The media has been awash with commentaries predicting a new, more sensitive America, vastly different from the country led by George W Bush, should Obama win. The popular notion in China that the US is out to impose its Western ideals on the world would take a hit with the election of a man of African descent.
"Many think that because of his origins Obama would be prone to considering other nations’ concerns better than McCain," says Shi Yinhong, an expert on international relations at China’s Renmin University. "But for China the most important factor is that he might be more susceptible to our concerns regarding Taiwan."
McCain, the Republican presidential nominee, has adopted a tough stance on national security, promising to create "a strong military in a dangerous world". His pledge to commit more troops to Iraq has not been well received in Beijing.
China has been most unhappy with US arms sales to Taiwan. While John McCain and Obama have both endorsed the US defence department's plan to sell 6.46 billion US dollars worth of weapons to Taiwan, McCain has also said that the administration should grant Taiwan's request for submarines and F-16 fighter jets.
The thorny issue of Taiwan aside, Beijing is comfortable in its knowledge that no matter which presidential candidate wins, bilateral ties are likely to deepen over the next four years. A victory for McCain would have offered a more predictable scenario for China—accustomed to dealing with Republican presidents.
George W Bush—who made securing freedom for people under tyrannical regimes the core of his agenda in his second term of office—managed to achieve strikingly warm relations with China, which he once openly branded a "strategic competitor".
That continued a long history of ‘realpolitik’ bilateral ties between communist leaders in Beijing and Republican presidents, initiated by Richard Nixon’s historic visit to Mao’s China in 1972. In 1984, Ronald Reagan went to China too, his first visit to a communist country in the middle of the Cold War waged against the former Soviet Union.
George Bush, father of the incumbent president and a lifelong Sinophile, spent more than a year in China before becoming president. He was instrumental, during his presidency, for granting preferential trade status to China, and that, in the aftermath of the Tiananmen massacre.
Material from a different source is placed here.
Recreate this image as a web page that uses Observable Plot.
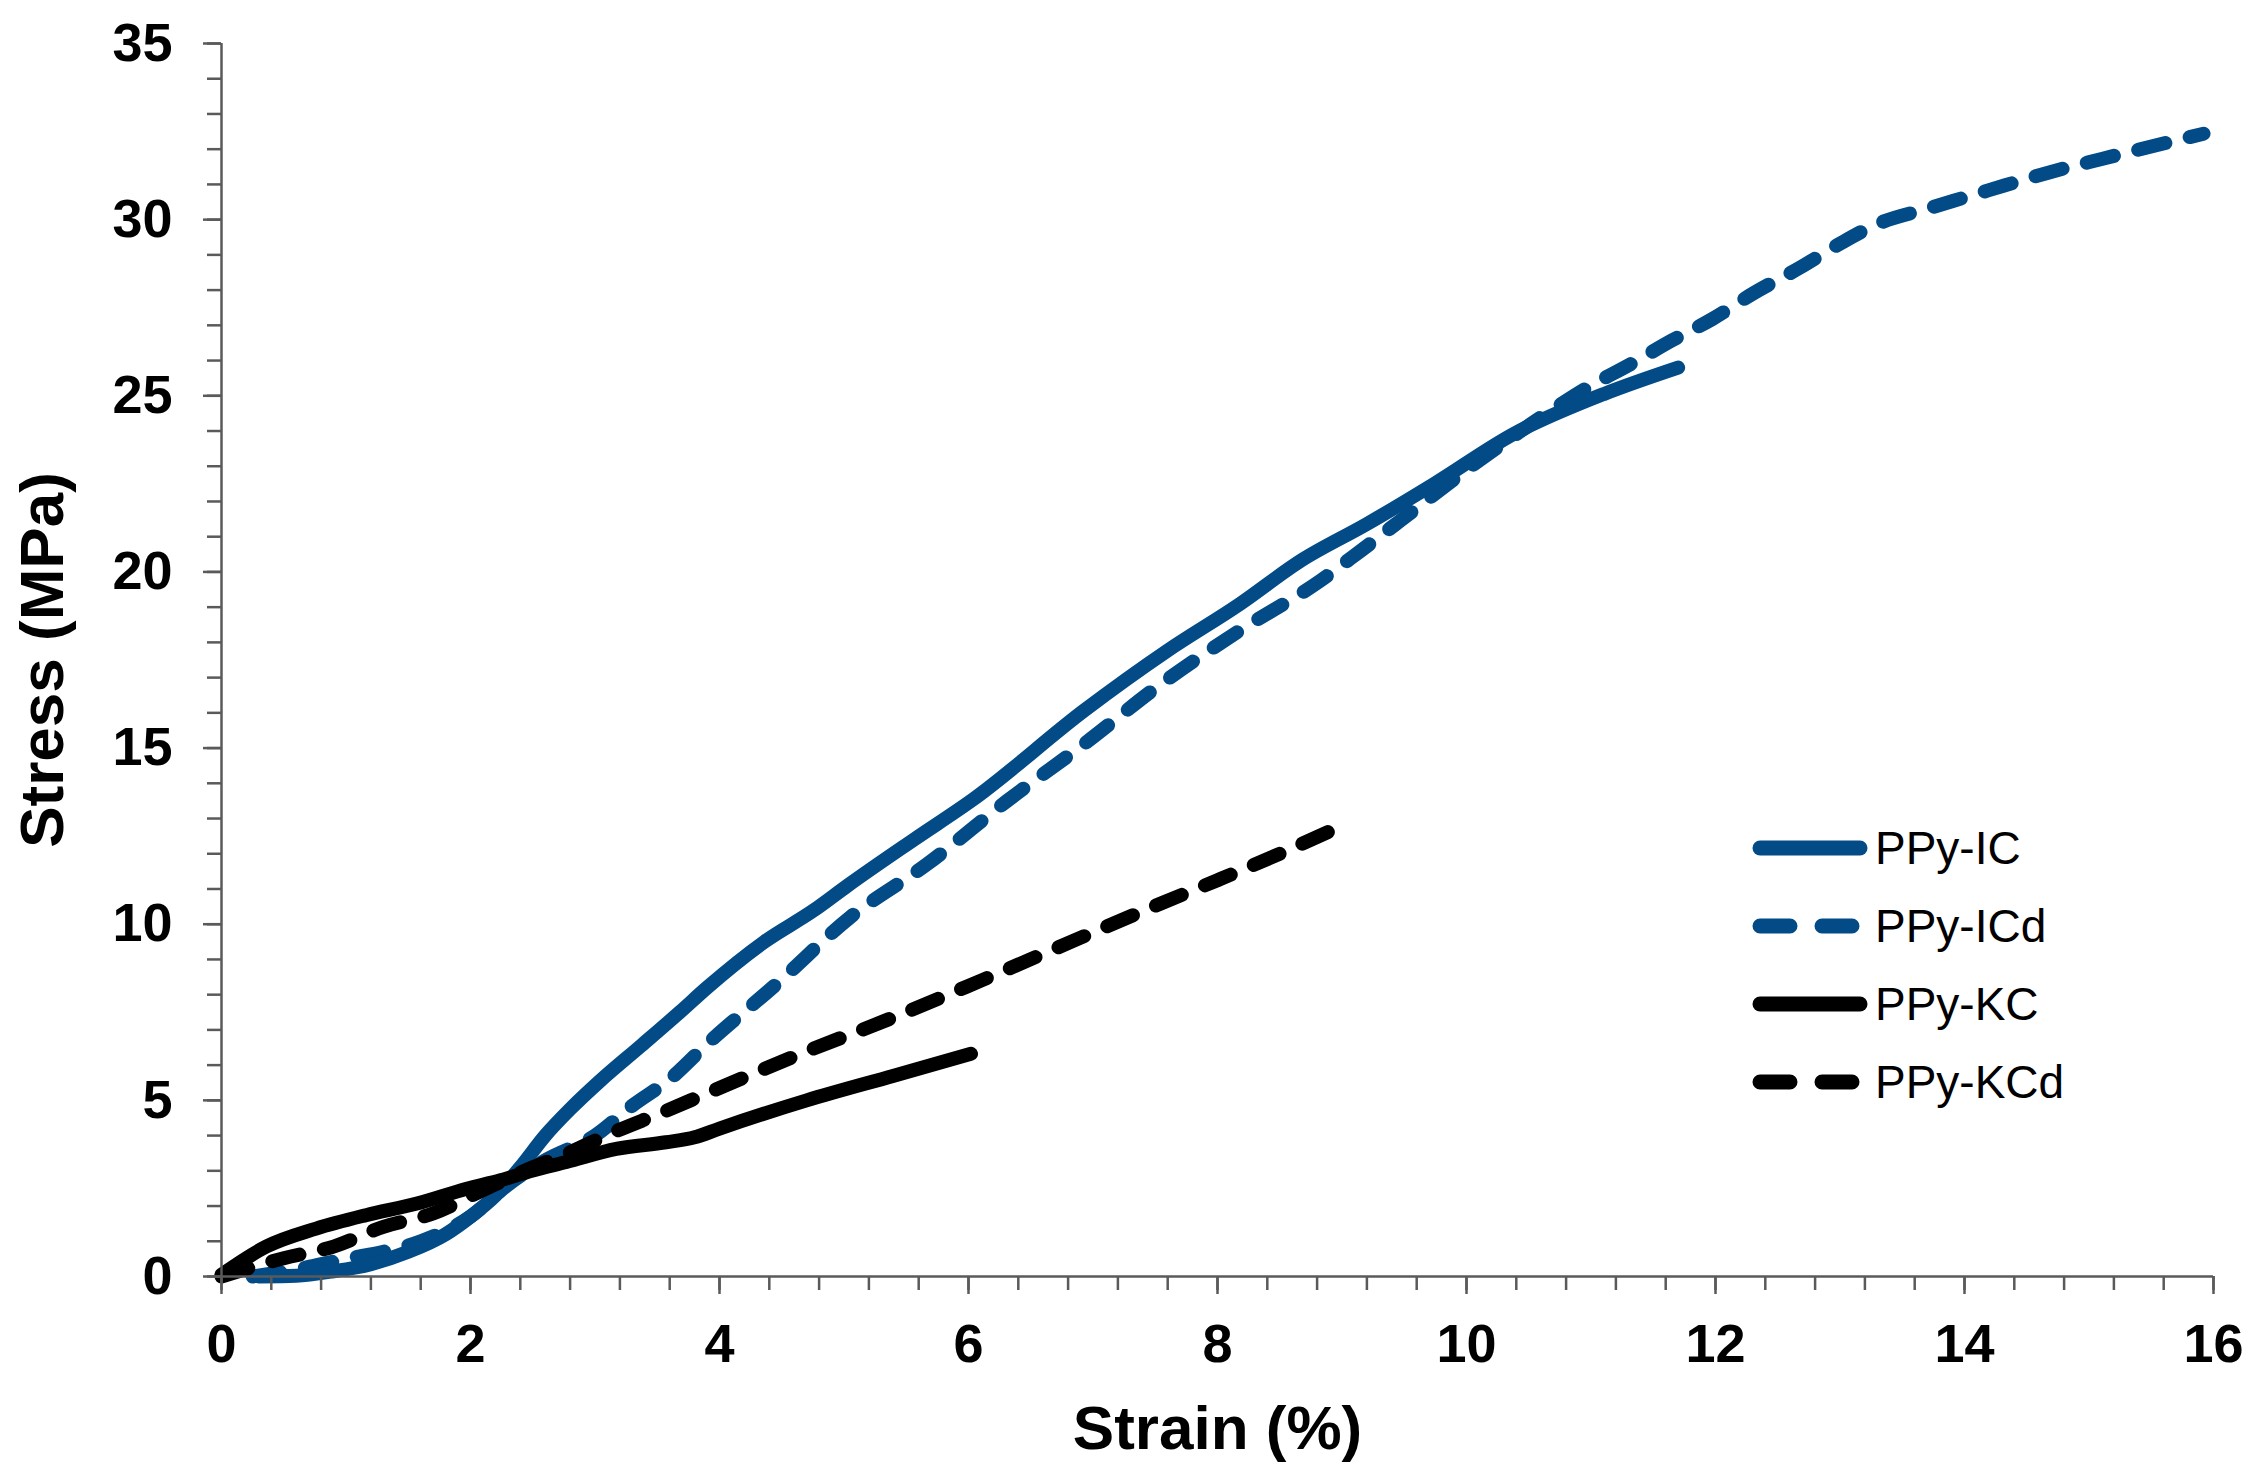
<!DOCTYPE html>
<html>
<head>
<meta charset="utf-8">
<script src="https://cdn.jsdelivr.net/npm/d3@7"></script>
<script src="https://cdn.jsdelivr.net/npm/@observablehq/plot@0.6"></script>
<style>
  html, body { margin: 0; padding: 0; background: #fff; }
  #wrap { position: relative; width: 2256px; height: 1482px; }
  #legend { position: absolute; left: 0; top: 0; pointer-events: none; }
</style>
</head>
<body>
<div id="wrap"></div>
<script>
// ---------- data ----------
const seriesNames = ["PPy-IC", "PPy-ICd", "PPy-KC", "PPy-KCd"];

const strain_IC = [0.3, 0.6, 0.9, 1.2, 1.5, 1.8, 2.0, 2.2, 2.4, 2.6, 2.8, 3.04, 3.37, 3.68, 3.90, 4.36, 4.76, 5.03, 5.56, 6.04, 6.93, 7.60, 8.18, 8.67, 9.20, 9.74, 10.38, 11.11, 11.70];
const stress_IC = [0, 0.02, 0.15, 0.35, 0.7, 1.2, 1.7, 2.3, 3.1, 4.0, 4.75, 5.55, 6.55, 7.5, 8.2, 9.5, 10.4, 11.1, 12.4, 13.55, 16.07, 17.77, 19.09, 20.32, 21.36, 22.5, 23.92, 25.06, 25.80];

const strain_ICd = [0.25, 0.6, 1.0, 1.3, 1.6, 2.0, 2.3, 2.6, 3.0, 3.3, 3.6, 3.9, 4.46, 5.05, 5.67, 6.31, 6.93, 7.54, 8.18, 8.83, 9.15, 9.47, 10.0, 10.68, 10.97, 11.33, 11.65, 11.98, 12.30, 12.68, 13.0, 13.33, 13.70, 14.19, 14.68, 15.11, 15.92];
const stress_ICd = [0, 0.2, 0.5, 0.7, 1.0, 1.7, 2.6, 3.3, 4.0, 4.85, 5.6, 6.6, 8.31, 10.2, 11.71, 13.5, 15.12, 16.8, 18.34, 19.76, 20.6, 21.46, 22.9, 24.58, 25.23, 25.92, 26.57, 27.19, 27.9, 28.64, 29.32, 29.92, 30.31, 30.83, 31.34, 31.73, 32.44];

const strain_KC = [0, 0.36, 0.76, 1.16, 1.57, 1.97, 2.24, 2.50, 2.77, 3.17, 3.57, 3.8, 4.0, 4.7, 5.4, 6.02];
const stress_KC = [0.05, 0.85, 1.36, 1.74, 2.07, 2.49, 2.73, 3.01, 3.25, 3.62, 3.81, 3.95, 4.2, 5.0, 5.7, 6.32];

const strain_KCd = [0, 0.5, 0.9, 1.3, 1.7, 2.1, 2.5, 2.77, 3.12, 3.57, 3.9, 4.65, 5.40, 6.10, 6.85, 7.54, 8.0, 8.5, 8.97];
const stress_KCd = [0, 0.52, 0.85, 1.41, 1.79, 2.45, 3.1, 3.48, 4.05, 4.70, 5.2, 6.32, 7.36, 8.40, 9.54, 10.58, 11.25, 12.0, 12.75];

const xMajorTicks = [0, 2, 4, 6, 8, 10, 12, 14, 16];
const xMinorTicks = [0, 0.4, 0.8, 1.2, 1.6, 2, 2.4, 2.8, 3.2, 3.6, 4, 4.4, 4.8, 5.2, 5.6, 6, 6.4, 6.8, 7.2, 7.6, 8, 8.4, 8.8, 9.2, 9.6, 10, 10.4, 10.8, 11.2, 11.6, 12, 12.4, 12.8, 13.2, 13.6, 14, 14.4, 14.8, 15.2, 15.6, 16];
const yMajorTicks = [0, 5, 10, 15, 20, 25, 30, 35];
const yMinorTicks = [0, 1, 2, 3, 4, 5, 6, 7, 8, 9, 10, 11, 12, 13, 14, 15, 16, 17, 18, 19, 20, 21, 22, 23, 24, 25, 26, 27, 28, 29, 30, 31, 32, 33, 34, 35];

const xLabel = "Strain (%)";
const yLabel = "Stress (MPa)";

// ---------- styles ----------
const BLUE = "#034b86";
const BLACK = "#000000";
const AXIS = "#5a5a5a";
const FONT = "'Liberation Sans', Arial, Helvetica, sans-serif";
const seriesStyle = {
  "PPy-IC":  {stroke: BLUE,  dash: null},
  "PPy-ICd": {stroke: BLUE,  dash: "28,25"},
  "PPy-KC":  {stroke: BLACK, dash: null},
  "PPy-KCd": {stroke: BLACK, dash: "28,25"}
};

const toRows = (xs, ys) => xs.map((x, i) => ({strain: x, stress: ys[i]}));
const rows = {
  "PPy-IC": toRows(strain_IC, stress_IC),
  "PPy-ICd": toRows(strain_ICd, stress_ICd),
  "PPy-KC": toRows(strain_KC, stress_KC),
  "PPy-KCd": toRows(strain_KCd, stress_KCd)
};

const lineMark = (name) => Plot.line(rows[name], {
  x: "strain", y: "stress",
  stroke: seriesStyle[name].stroke,
  strokeWidth: 14,
  strokeLinecap: "round",
  strokeLinejoin: "round",
  strokeDasharray: seriesStyle[name].dash || undefined,
  curve: "monotone-x"
});

const W = 2256, H = 1482;
const chart = Plot.plot({
  width: W, height: H,
  marginLeft: 221, marginRight: 43, marginTop: 43, marginBottom: 206,
  style: {fontFamily: FONT, background: "#fff", color: "#000"},
  x: {domain: [0, 16]},
  y: {domain: [0, 35]},
  marks: [
    lineMark("PPy-ICd"),
    lineMark("PPy-IC"),
    lineMark("PPy-KCd"),
    lineMark("PPy-KC"),
    Plot.ruleY([0], {stroke: AXIS, strokeWidth: 2.5}),
    Plot.ruleX([0], {stroke: AXIS, strokeWidth: 2.5}),
    Plot.axisX({ticks: xMinorTicks, tickSize: 14, tickFormat: () => "", label: null, stroke: AXIS, strokeWidth: 2.5}),
    Plot.axisX({ticks: xMajorTicks, tickSize: 18, tickPadding: 29, tickFormat: d => String(d), label: null,
      stroke: AXIS, strokeWidth: 2.5, fontSize: 54, fontWeight: "bold", fill: "#000"}),
    Plot.axisY({ticks: yMinorTicks, tickSize: 14, tickFormat: () => "", label: null, stroke: AXIS, strokeWidth: 2.5}),
    Plot.axisY({ticks: yMajorTicks, tickSize: 18, tickPadding: 31, tickFormat: d => String(d), label: null,
      stroke: AXIS, strokeWidth: 2.5, fontSize: 54, fontWeight: "bold", fill: "#000"}),
    Plot.text([xLabel], {text: d => d, frameAnchor: "bottom", dy: 172, lineAnchor: "bottom",
      fontSize: 62, fontWeight: "bold", fill: "#000"}),
    Plot.text([yLabel], {text: d => d, frameAnchor: "left", dx: -203, rotate: -90, lineAnchor: "top",
      textAnchor: "middle", fontSize: 62, fontWeight: "bold", fill: "#000"})
  ]
});

const wrap = document.getElementById("wrap");
wrap.appendChild(chart);

// ---------- legend (overlay) ----------
const legendLeft = 1760, legendTop = 848, legendRow = 78, sampleLen = 92, textX = 1875;
const ns = "http://www.w3.org/2000/svg";
const lg = document.createElementNS(ns, "svg");
lg.setAttribute("id", "legend");
lg.setAttribute("width", W);
lg.setAttribute("height", H);
seriesNames.forEach((name, i) => {
  const cy = legendTop + i * legendRow;
  const ln = document.createElementNS(ns, "line");
  const solid = !seriesStyle[name].dash;
  ln.setAttribute("x1", legendLeft);
  ln.setAttribute("x2", legendLeft + (solid ? 100 : sampleLen));
  ln.setAttribute("y1", cy);
  ln.setAttribute("y2", cy);
  ln.setAttribute("stroke", seriesStyle[name].stroke);
  ln.setAttribute("stroke-width", 15);
  ln.setAttribute("stroke-linecap", "round");
  if (!solid) ln.setAttribute("stroke-dasharray", "30,32");
  lg.appendChild(ln);
  const t = document.createElementNS(ns, "text");
  t.setAttribute("x", textX);
  t.setAttribute("y", cy);
  t.setAttribute("dy", "0.35em");
  t.setAttribute("font-family", FONT);
  t.setAttribute("font-size", 46);
  t.setAttribute("fill", "#000");
  t.textContent = name;
  lg.appendChild(t);
});
wrap.appendChild(lg);
</script>
</body>
</html>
"It is not that China ‘loves’ Republicans more,’’ says Prof. Guo Xiangang at the China Institute of International Studies that functions under the foreign ministry. "It is more about having a common goal that binds us. Nixon and Reagan used China as a chip to counter the threat of the Soviet Union. Bush needs China’s help in his fight against terrorism."
Beijing has now got used to the reality of harsh anti-authoritarian rhetoric during US presidential campaigns, which quickly gives way to more pragmatic engagements once the elected candidate is in office. "Our bilateral ties are now above the campaign rhetoric," says Guo.
The most memorable example of such about-face concerns former US Democratic president Bill Clinton famously denouncing Bush for "coddling aging rulers with undisguised contempt for democracy, for human rights," and then, once elected, deciding that using trade policy to leverage human rights was counterproductive.
After his 1998 visit to China, Clinton went on to become one of the most popular US presidents among Chinese people—a household name remembered for his outgoing demeanor and political charisma.
But Clinton’s celebrity status in China now seems to be challenged by Obama’s sway among young Chinese people.
"It simply shows how much young Chinese people follow popular opinion in the US," says Prof Shi. "Two months ago, the same poll would have come out with a different result. Now, the financial crisis has changed everything. The McCain camp is on the losing side."
However, the choice is not as clear cut as it first appears. Obama’s criticism of China’s trade practices and his demand that China "play by the international rules" have irked the Chinese leadership, which fears regular admonishments over its human rights records from a Democratic president.
Obama has threatened to impose trade sanctions due to concerns over the yawning trade surplus, currency manipulation and intellectual property rights violations.